Ethical Prayer

What do you do when someone you care about asks you to pray a prayer you don’t feel good about?

Many of us have been in rituals where someone offered a prayer like one of these:

  • Please pray that [natural consequence of recent actions] doesn’t happen to me.
  • Please pray that [candidate you don’t support] wins the election.
  • Please pray that [name] dies.

What do you do? You care about this person. You don’t want to break the flow of the ritual any further than it’s already been broken by hearing this prayer that feels wrong. Or if it’s outside of ritual, you just want to stay on good terms. But you can’t support them in prayer the way they are asking you to.

What do you want for the person who has asked this of you?

It’s someone you care about.

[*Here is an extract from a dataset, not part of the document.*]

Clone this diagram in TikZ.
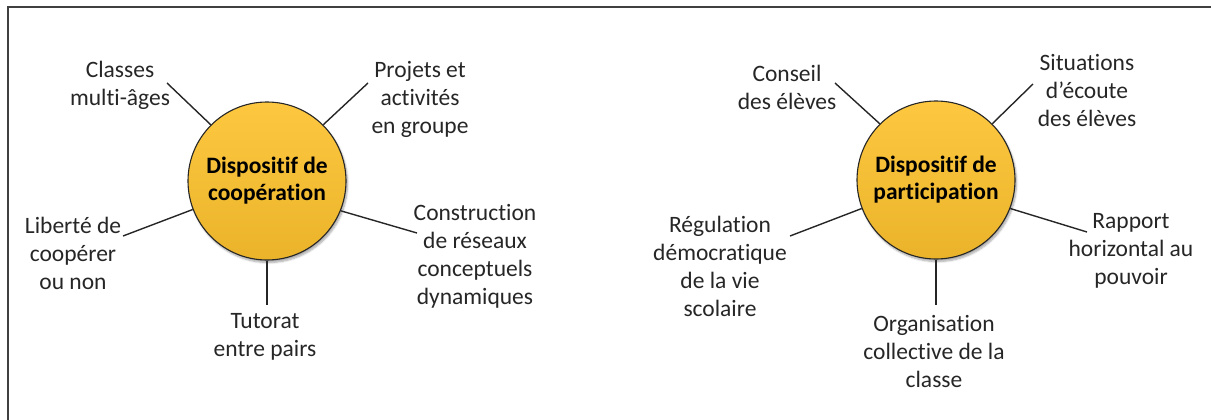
\documentclass[tikz,border=0pt]{standalone}
\usepackage{fontspec}
\setmainfont{Carlito}[Ligatures=NoCommon]
\usetikzlibrary{positioning, shadows.blur}
\definecolor{dispotop}{RGB}{253,200,64}
\definecolor{dispobot}{RGB}{234,179,42}
\definecolor{inkgray}{RGB}{38,38,38}

\begin{document}
\begin{tikzpicture}[x=1pt,y=-1pt,
  dispo/.style={circle, draw=black!85, line width=1.1pt, minimum size=158pt, inner sep=0pt,
    top color=dispotop, bottom color=dispobot,
    blur shadow={shadow xshift=1.5pt, shadow yshift=-2.5pt, shadow blur steps=6, shadow opacity=35},
    align=center, font=\bfseries\fontsize{23.5}{27}\selectfont},
  lab/.style={align=center, inner sep=0pt, text=inkgray, font=\fontsize{23.5}{28}\selectfont},
  link/.style={draw=inkgray, line width=1.4pt}]
\useasboundingbox (0,0) rectangle (1211,420);
%frame
\draw[draw=black!75, line width=1.6pt] (8,420) -- (8,7) -- (1211,7);
%left circle
\node[dispo] (coop) at (267,181) {Dispositif de\\coopération};
\node[lab] (classes) at (120,85) {Classes\\multi-âges};
\node[lab] (projets) at (420,99) {Projets et\\activités\\en groupe};
\node[lab] (liberte) at (73,253) {Liberté de\\coopérer\\ou non};
\node[lab] (construction) at (475,256) {Construction\\de réseaux\\conceptuels\\dynamiques};
\node[lab] (tutorat) at (265,337) {Tutorat\\entre pairs};
\coordinate (classesend) at (167,83);
\coordinate (projetsend) at (368,83);
\coordinate (liberteend) at (123,236);
\coordinate (constructionend) at (417,233);
\coordinate (tutoratend) at (267,305);
\draw[link] (coop.135) -- (classesend);
\draw[link] (coop.45) -- (projetsend);
\draw[link] (coop.201) -- (liberteend);
\draw[link] (coop.338) -- (constructionend);
\draw[link] (coop.270) -- (tutoratend);
%right circle
\node[dispo] (part) at (936,180) {Dispositif de\\participation};
\node[lab] (conseil) at (787,87) {Conseil\\des élèves};
\node[lab] (situations) at (1087,91) {Situations\\d’écoute\\des élèves};
\node[lab] (regulation) at (720,266) {Régulation\\démocratique\\de la vie\\scolaire};
\node[lab] (rapport) at (1131,251) {Rapport\\horizontal au\\pouvoir};
\node[lab] (organisation) at (934,351) {Organisation\\collective de la\\classe};
\coordinate (conseilend) at (835,83);
\coordinate (situationsend) at (1033,84);
\coordinate (regulationend) at (790,236);
\coordinate (rapportend) at (1087,232);
\coordinate (organisationend) at (936,305);
\draw[link] (part.135) -- (conseilend);
\draw[link] (part.45) -- (situationsend);
\draw[link] (part.201) -- (regulationend);
\draw[link] (part.339) -- (rapportend);
\draw[link] (part.270) -- (organisationend);
\end{tikzpicture}
\end{document}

If this happens in ritual, you’re sharing sacred space with them, worshiping together, and you still have the obligation of being present in perfect love and perfect trust as you pledged when you entered the circle, even if they’ve pushed (or broken) that boundary. If it’s outside of ritual, you may simply want to stay on good terms.

Sometimes we’re unable to support a specific prayer because we don’t feel comfortable with the desire expressed in the prayer, and we understand that what we need to experience and what we want to experience can be very different things.

A high priestess I know used to offer this prayer: “May you experience your best outcome, in a good way, for the good of all and with harm to none.”

We are not wise enough to know what others need, and this is never more true than when we feel that they’re praying for the wrong thing. But it is always ethical to pray that those we care about receive what they need.